Nada de lo anterior es negativo. Por el contrario, está muy bien que ello esté entre las prioridades de las Casas de Estudio a nivel mundial. El problema es que sea la excusa, en nombre de una mal entendida objetividad científica o profesional, para negarse o descuidar la transmisión de conocimientos, hábitos y valores en el plano de la ética, la moral, la política y la cultura en sentido amplio, tanto más ante lo complejo de lograr esa transmisión, según lo argumentado por John Gray en libros como Contra el progreso y otras ilusiones.

Pues al centrarse solo en lo técnico, lo metodológico y lo productivo, las universidades facilitan que quienes, dentro y fuera de ellas, no creen en la libertad, inunden las mentes y corazones de estudiantes y egresados con ideas y valores iliberales, asociados al rencor y a la ira, y por tanto contrarios a una sociedad abierta, democrática y próspera, libre de amenazas autoritarias.

Si no hay un cambio pronto y de raíz en el modo en que las Universidades conciben su trabajo, y dejan de verse como ámbitos exentos de los problemas del resto de la sociedad, entre los que figura siempre la amenaza populista, autoritaria y contraria al pensamiento libre, para asumir que la formación en valores y ciudadanía sí es parte de su tarea, cada día serán menos relevantes para las personas en las decisiones más importantes de su vida, y terminarán por comprometer su propia existencia como las conocemos, cuando al poder asciendan líderes intolerantes, con planes a imponer de forma coactiva a todos sus conciudadanos y las instituciones que en sus sociedades existan. Una alerta en este sentido lo encontramos en la novela Sumisión, de Michael Houellebecq.

En el caso de Venezuela, ojalá se genere al interior de las universidades conciencia y sentido de culpa ante sus omisiones y excesos socialistas durante el período democrático. No con miras a condenar a nadie, sino de aprender de los graves errores cometidos.
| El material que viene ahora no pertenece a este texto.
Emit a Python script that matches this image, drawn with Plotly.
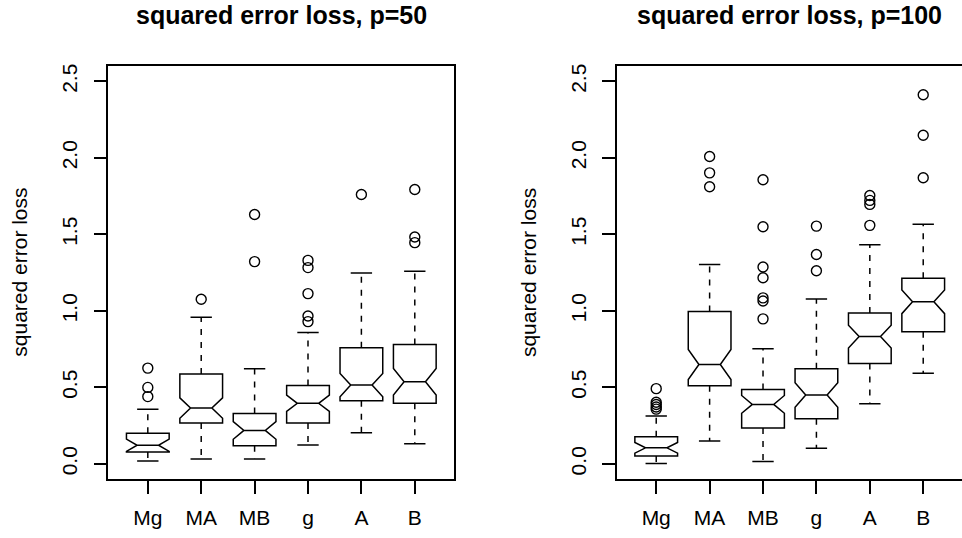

De lo que se trata es de asumir su responsabilidad ante el deplorable y fracasado clima intelectual y axiológico que contribuyeron a conformar. Y al mismo tiempo de comprobar que, a pesar de ello, también hicieron posible la formación de individuos libres, críticos y amantes de la libertad. Ojalá junto a éstos trabajen desde ya en la preparación de un clima de ideas diferente, favorable a la libertad, y con ella a la inclusión, la responsabilidad, el progreso y la concordia, conforme a instituciones justas e iguales para todos.